Task description.
Reproduce the listing below in full and without alteration, apart from its pictures.

━━━━━ Collected data ━━━━━

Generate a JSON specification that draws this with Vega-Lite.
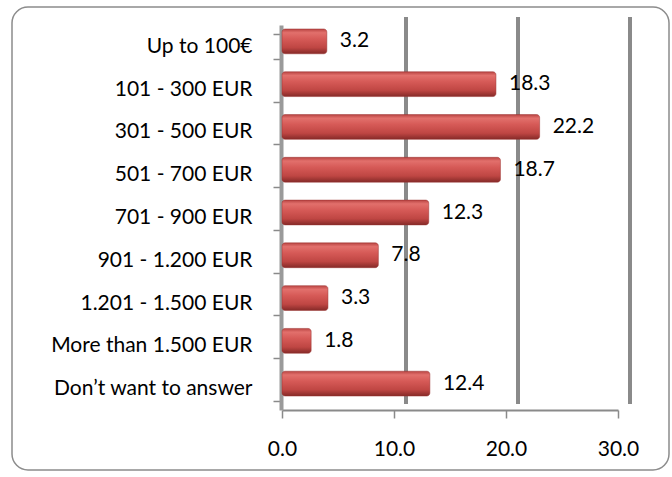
{
  "$schema": "https://vega.github.io/schema/vega-lite/v6.json",
  "width": 657,
  "height": 463,
  "autosize": {"type": "none"},
  "padding": {"left": 12, "top": 7, "right": 3, "bottom": 7},
  "background": "white",
  "config": {
    "view": {"stroke": "#8c8c8c", "strokeWidth": 1.5, "cornerRadius": 16},
    "font": "Lato"
  },
  "data": {
    "values": [
      {"cat": "Up to 100€", "v": 3.2},
      {"cat": "101 - 300 EUR", "v": 18.3},
      {"cat": "301 - 500 EUR", "v": 22.2},
      {"cat": "501 - 700 EUR", "v": 18.7},
      {"cat": "701 - 900 EUR", "v": 12.3},
      {"cat": "901 - 1.200 EUR", "v": 7.8},
      {"cat": "1.201 - 1.500 EUR", "v": 3.3},
      {"cat": "More than  1.500 EUR", "v": 1.8},
      {"cat": "Don’t want to answer", "v": 12.4}
    ]
  },
  "layer": [
    {
      "data": {"values": [{"g": 10}, {"g": 20}, {"g": 30}]},
      "mark": {"type": "rule", "color": "#8a8a8a", "strokeWidth": 4, "xOffset": 12},
      "encoding": {
        "x": {
          "field": "g", "type": "quantitative",
          "scale": {"domain": [0, 30], "range": [270, 606], "nice": false, "zero": false},
          "axis": {
            "title": null, "values": [0, 10, 20, 30], "format": ".1f", "offset": -60, "grid": false,
            "labelFlush": false,
            "domainColor": "#8a8a8a", "domainWidth": 2,
            "tickSize": 8, "tickColor": "#8a8a8a", "tickWidth": 1.5,
            "labelFontSize": 21, "labelColor": "#000000", "labelPadding": 20, "labelFont": "Lato"
          }
        },
        "y": {"datum": 0, "type": "quantitative", "scale": {"domain": [0, 1], "range": [10, 397]}, "axis": null},
        "y2": {"datum": 1}
      }
    },
    {
      "mark": {
        "type": "bar",
        "yOffset": -5,
        "xOffset": 9,
        "cornerRadiusEnd": 3,
        "stroke": "#9a3331",
        "strokeWidth": 0.5,
        "color": {
          "gradient": "linear", "x1": 0, "y1": 0, "x2": 0, "y2": 1,
          "stops": [
            {"offset": 0, "color": "#b94442"},
            {"offset": 0.15, "color": "#e2706c"},
            {"offset": 0.4, "color": "#d65a57"},
            {"offset": 0.75, "color": "#bf4643"},
            {"offset": 1, "color": "#852a28"}
          ]
        }
      },
      "encoding": {
        "y": {
          "field": "cat", "type": "nominal", "sort": null,
          "scale": {"range": [18, 403], "paddingInner": 0.42, "paddingOuter": 0.21},
          "axis": {
            "title": null, "offset": -269,
            "domainColor": "#9a9a9a", "domainWidth": 4,
            "tickBand": "extent", "tickSize": 8, "tickColor": "#8a8a8a", "tickWidth": 1.5,
            "labelFontSize": 21, "labelColor": "#000000", "labelPadding": 21, "labelFont": "Lato", "labelLimit": 400
          }
        },
        "x": {
          "field": "v", "type": "quantitative",
          "scale": {"domain": [0, 30], "range": [270, 606], "nice": false, "zero": false}
        },
        "x2": {"datum": 0}
      }
    },
    {
      "mark": {"type": "text", "align": "left", "baseline": "middle", "dx": 22, "dy": -5, "fontSize": 21, "font": "Lato", "color": "#000000"},
      "encoding": {
        "y": {"field": "cat", "type": "nominal", "sort": null, "scale": {"range": [18, 403], "paddingInner": 0.42, "paddingOuter": 0.21}, "axis": null},
        "x": {"field": "v", "type": "quantitative"},
        "text": {"field": "v", "type": "quantitative", "format": ".1f"}
      }
    }
  ],
  "resolve": {"scale": {"y": "independent"}}
}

━━━━━

In response.
Generate a JSON specification that draws this with Vega-Lite.
{
  "$schema": "https://vega.github.io/schema/vega-lite/v6.json",
  "width": 657,
  "height": 463,
  "autosize": {"type": "none"},
  "padding": {"left": 12, "top": 7, "right": 3, "bottom": 7},
  "background": "white",
  "config": {
    "view": {"stroke": "#8c8c8c", "strokeWidth": 1.5, "cornerRadius": 16},
    "font": "Lato"
  },
  "data": {
    "values": [
      {"cat": "Up to 100€", "v": 3.2},
      {"cat": "101 - 300 EUR", "v": 18.3},
      {"cat": "301 - 500 EUR", "v": 22.2},
      {"cat": "501 - 700 EUR", "v": 18.7},
      {"cat": "701 - 900 EUR", "v": 12.3},
      {"cat": "901 - 1.200 EUR", "v": 7.8},
      {"cat": "1.201 - 1.500 EUR", "v": 3.3},
      {"cat": "More than  1.500 EUR", "v": 1.8},
      {"cat": "Don’t want to answer", "v": 12.4}
    ]
  },
  "layer": [
    {
      "data": {"values": [{"g": 10}, {"g": 20}, {"g": 30}]},
      "mark": {"type": "rule", "color": "#8a8a8a", "strokeWidth": 4, "xOffset": 12},
      "encoding": {
        "x": {
          "field": "g", "type": "quantitative",
          "scale": {"domain": [0, 30], "range": [270, 606], "nice": false, "zero": false},
          "axis": {
            "title": null, "values": [0, 10, 20, 30], "format": ".1f", "offset": -60, "grid": false,
            "labelFlush": false,
            "domainColor": "#8a8a8a", "domainWidth": 2,
            "tickSize": 8, "tickColor": "#8a8a8a", "tickWidth": 1.5,
            "labelFontSize": 21, "labelColor": "#000000", "labelPadding": 20, "labelFont": "Lato"
          }
        },
        "y": {"datum": 0, "type": "quantitative", "scale": {"domain": [0, 1], "range": [10, 397]}, "axis": null},
        "y2": {"datum": 1}
      }
    },
    {
      "mark": {
        "type": "bar",
        "yOffset": -5,
        "xOffset": 9,
        "cornerRadiusEnd": 3,
        "stroke": "#9a3331",
        "strokeWidth": 0.5,
        "color": {
          "gradient": "linear", "x1": 0, "y1": 0, "x2": 0, "y2": 1,
          "stops": [
            {"offset": 0, "color": "#b94442"},
            {"offset": 0.15, "color": "#e2706c"},
            {"offset": 0.4, "color": "#d65a57"},
            {"offset": 0.75, "color": "#bf4643"},
            {"offset": 1, "color": "#852a28"}
          ]
        }
      },
      "encoding": {
        "y": {
          "field": "cat", "type": "nominal", "sort": null,
          "scale": {"range": [18, 403], "paddingInner": 0.42, "paddingOuter": 0.21},
          "axis": {
            "title": null, "offset": -269,
            "domainColor": "#9a9a9a", "domainWidth": 4,
            "tickBand": "extent", "tickSize": 8, "tickColor": "#8a8a8a", "tickWidth": 1.5,
            "labelFontSize": 21, "labelColor": "#000000", "labelPadding": 21, "labelFont": "Lato", "labelLimit": 400
          }
        },
        "x": {
          "field": "v", "type": "quantitative",
          "scale": {"domain": [0, 30], "range": [270, 606], "nice": false, "zero": false}
        },
        "x2": {"datum": 0}
      }
    },
    {
      "mark": {"type": "text", "align": "left", "baseline": "middle", "dx": 22, "dy": -5, "fontSize": 21, "font": "Lato", "color": "#000000"},
      "encoding": {
        "y": {"field": "cat", "type": "nominal", "sort": null, "scale": {"range": [18, 403], "paddingInner": 0.42, "paddingOuter": 0.21}, "axis": null},
        "x": {"field": "v", "type": "quantitative"},
        "text": {"field": "v", "type": "quantitative", "format": ".1f"}
      }
    }
  ],
  "resolve": {"scale": {"y": "independent"}}
}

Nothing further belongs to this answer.